On September 6, 2017, the House unanimously passed the Safely Ensuring Lives Future Deployment and Research In Vehicle Evolution Act (the SELF DRIVE Act), bringing the nation one step closer to an autonomous vehicle reality. If enacted, the SELF DRIVE Act (“The Act”) would become the first federal law on autonomous vehicles.
The Act accomplishes two principal functions. First, it centralizes autonomous vehicle rulemaking authority in the federal government. Traditionally, the federal government has regulated vehicles while states have regulated the drivers. Self-driving cars thus posed a new problem to an old legal model: which law applies when the driver is a computer?
In the absence of federal oversight, over 20 states have attempted to answer this question by creating their own laws and guidelines. The resulting inconsistency and instability has created a legal quagmire hindering the development, testing, and deployment of self-driving cars. Attempting a solution, the Act institutes a uniform body of federal law on vehicle design while allowing states to maintain authority over licensing, insurance, liability, education, training, and traffic laws.

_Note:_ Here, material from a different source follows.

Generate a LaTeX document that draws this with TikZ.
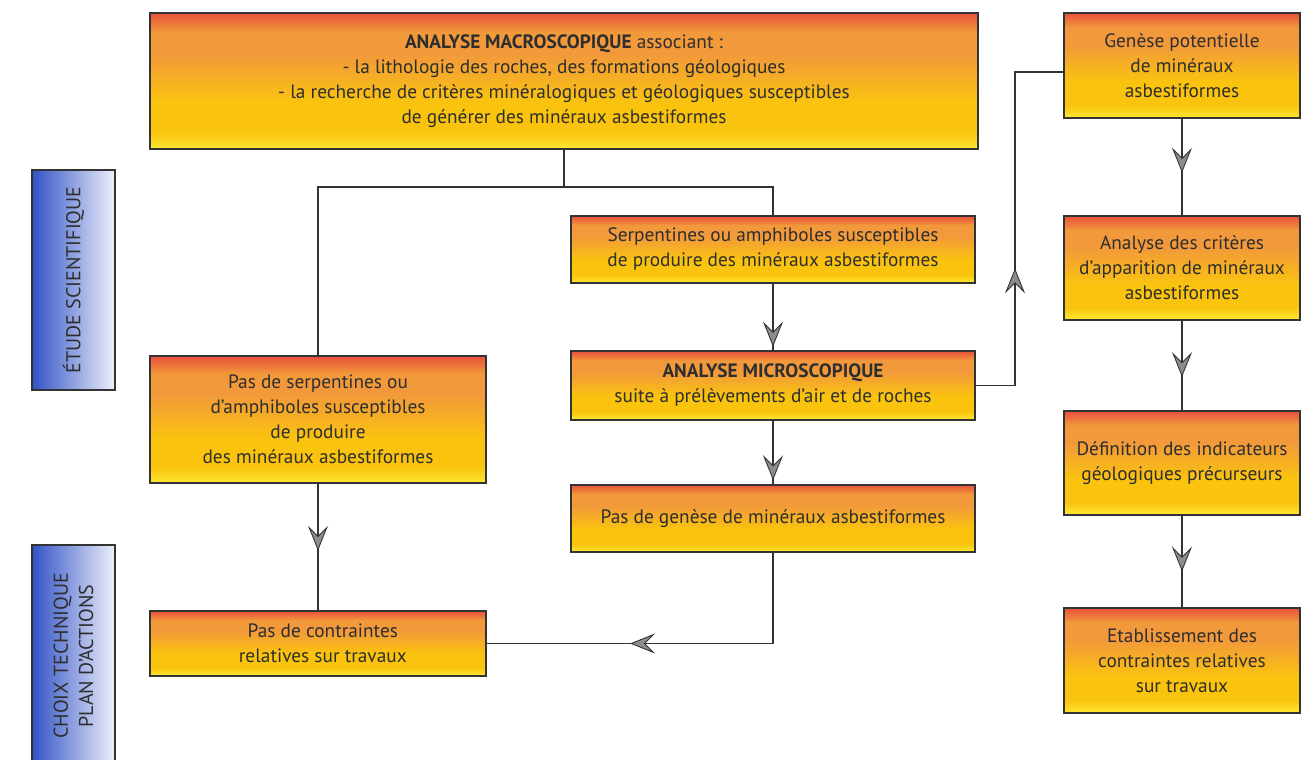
\documentclass[tikz,border=0pt]{standalone}
\usepackage{fontspec}
\setmainfont{PT Sans}
\usepackage{xcolor}
\usetikzlibrary{arrows.meta, positioning, calc, decorations.markings}

\definecolor{boxred}{HTML}{E8503C}
\definecolor{boxorange}{HTML}{F2993B}
\definecolor{boxgold}{HTML}{FAC40E}
\definecolor{boxyellow}{HTML}{FDE934}
\definecolor{phaseblue}{HTML}{3253C6}
\definecolor{phasewhite}{HTML}{EEF0FA}
\definecolor{linegray}{HTML}{333333}
\definecolor{textgray}{HTML}{2E2E2E}
\definecolor{arrowgray}{HTML}{8C8C8C}

\pgfdeclareverticalshading{boxshade}{100bp}{color(0bp)=(boxyellow); color(25bp)=(boxyellow); color(31bp)=(boxgold); color(42bp)=(boxgold); color(60bp)=(boxorange); color(68bp)=(boxorange); color(75bp)=(boxred); color(100bp)=(boxred)}

\begin{document}
\begin{tikzpicture}[x=0.02cm, y=-0.02cm, thick]
    % Styles
    \tikzstyle{box} = [rectangle, draw=linegray, line width=1.1pt, shading=boxshade, text=textgray, align=center, inner sep=0pt, font=\fontsize{11}{14.2}\selectfont]
    \tikzstyle{phase} = [rectangle, draw=linegray, line width=1.1pt, left color=phaseblue, right color=phasewhite, text=textgray, align=center, rotate=90, inner sep=0pt, font=\fontsize{11.4}{14.4}\selectfont]
    \tikzstyle{line} = [draw=linegray, line width=1.1pt]
    \tikzset{arrowat/.style={postaction={decorate, decoration={markings, mark=at position #1 with {\arrow{Stealth[length=0.5cm, width=0.4cm, inset=0.2cm, fill=arrowgray, color=linegray, line width=0.5pt]}}}}}}

    \useasboundingbox (0,0) rectangle (1309,760);

    % Phases
    \node [phase, minimum width=4.4cm, minimum height=1.66cm] (etude) at (73.5,280) {ÉTUDE SCIENTIFIQUE};
    \node [phase, minimum width=4.44cm, minimum height=1.66cm] (choix) at (73.5,656) {CHOIX TECHNIQUE\\PLAN D’ACTIONS};

    % Nodes
    \node [box, minimum width=16.56cm, minimum height=2.72cm] (macro) at (564,81) {\textbf{ANALYSE MACROSCOPIQUE} associant :\\- la lithologie des roches, des formations géologiques\\- la recherche de critères minéralogiques et géologiques susceptibles\\de générer des minéraux asbestiformes};
    \node [box, minimum width=8.08cm, minimum height=1.34cm] (serp) at (773,249.5) {Serpentines ou amphiboles susceptibles\\de produire des minéraux asbestiformes};
    \node [box, minimum width=8.08cm, minimum height=1.38cm] (micro) at (773,385.5) {\textbf{ANALYSE MICROSCOPIQUE}\\suite à prélèvements d’air et de roches};
    \node [box, minimum width=8.08cm, minimum height=1.34cm] (pasgen) at (773,518.5) {Pas de genèse de minéraux asbestiformes};
    \node [box, minimum width=6.72cm, minimum height=2.54cm] (passerp) at (318,419.5) {Pas de serpentines ou\\d’amphiboles susceptibles\\de produire\\des minéraux asbestiformes};
    \node [box, minimum width=6.72cm, minimum height=1.3cm] (contr) at (318,643.5) {\hspace{0.5em}Pas de contraintes\\\hspace{0.5em}relatives sur travaux};
    \node [box, minimum width=4.72cm, minimum height=2.1cm] (genpot) at (1182,65.5) {Genèse potentielle\\de minéraux\\asbestiformes};
    \node [box, minimum width=4.72cm, minimum height=2.08cm] (crit) at (1182,268) {Analyse des critères\\d’apparition de minéraux\\asbestiformes};
    \node [box, minimum width=4.72cm, minimum height=2.08cm] (defin) at (1182,463) {Définition des indicateurs\\géologiques précurseurs};
    \node [box, minimum width=4.72cm, minimum height=2.1cm] (etab) at (1182,660.5) {Etablissement des\\contraintes relatives\\sur travaux};

    % Edges
    \coordinate (split) at (564,187);
    \coordinate (riser) at (1015,72);
    \draw [line] (macro) -- (split);
    \draw [line] (split) -| (passerp);
    \draw [line] (split) -| (serp);
    \draw [line, arrowat=0.95] (serp) -- (micro);
    \draw [line, arrowat=0.94] (micro) -- (pasgen);
    \draw [line, arrowat=0.53] (passerp) -- (contr);
    \draw [line, arrowat=0.62] (pasgen) |- (contr);
    \draw [line, arrowat=0.39] (micro) -| (riser) -- (genpot.west |- riser);
    \draw [line, arrowat=0.56] (genpot) -- (crit);
    \draw [line, arrowat=0.63] (crit) -- (defin);
    \draw [line, arrowat=0.61] (defin) -- (etab);
\end{tikzpicture}
\end{document}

Second, the Act facilitates innovation and development by authorizing manufacturers to put more test vehicles on public roads. Currently, the National Highway Traffic Safety Administration may only grant 2,500 Federal Motor Vehicle Safety Standards exemptions annually to autonomous vehicle makers that want to test their vehicles on the road. The Act increases the number of test vehicles to 25,000 in the first year; 50,000 in the second year; and 100,000 by the third and fourth years. More testing likely means faster development and adoption.
For some, this seems too fast. Professor Raj Rajkumar of Carnegie Mellon University has expressed concern that having more autonomous vehicles on the road increases the chances of human injury, which could induce a backlash against autonomous vehicle technology. The Alliance of Automobile Manufacturers had a different take: “Automakers have been developing these technologies for years and this legislation helps address a variety of barriers that otherwise block the ability to safely test and deploy these vehicles.”
During the testing phase, autonomous vehicle makers cannot simply release cars onto public roads without any oversight. Obtaining an exemption requires submitting a detailed analysis showing that the test vehicle is at least as safe as existing vehicles. Other requirements include reporting crashes involving test vehicles and listing these vehicles in a public database. The Act also requires manufacturers to have a written cybersecurity plan as well as published privacy policies explaining what they will do with collected data.
The Act comes at a time when there is no clear leader in the global autonomous vehicle market and China, Japan, and the EU are racing to develop self-driving cars. “If we’re going to stay at the forefront of innovation and technology in this country, we have to be driving the technology for autonomous vehicles,” said U.S. Rep. Debbie Dingell, D-Michigan. “With this legislation, innovation can flourish without the heavy hand of government,” added U.S. Rep. Bob Latta, R-Ohio, who drafted the Act.
Now that the Act has passed the House, it moves to the Senate, which is drafting its own autonomous vehicles bill. By finalizing its bill, hopefully the Senate will work with the House to create compromise legislation for President Trump’s signature.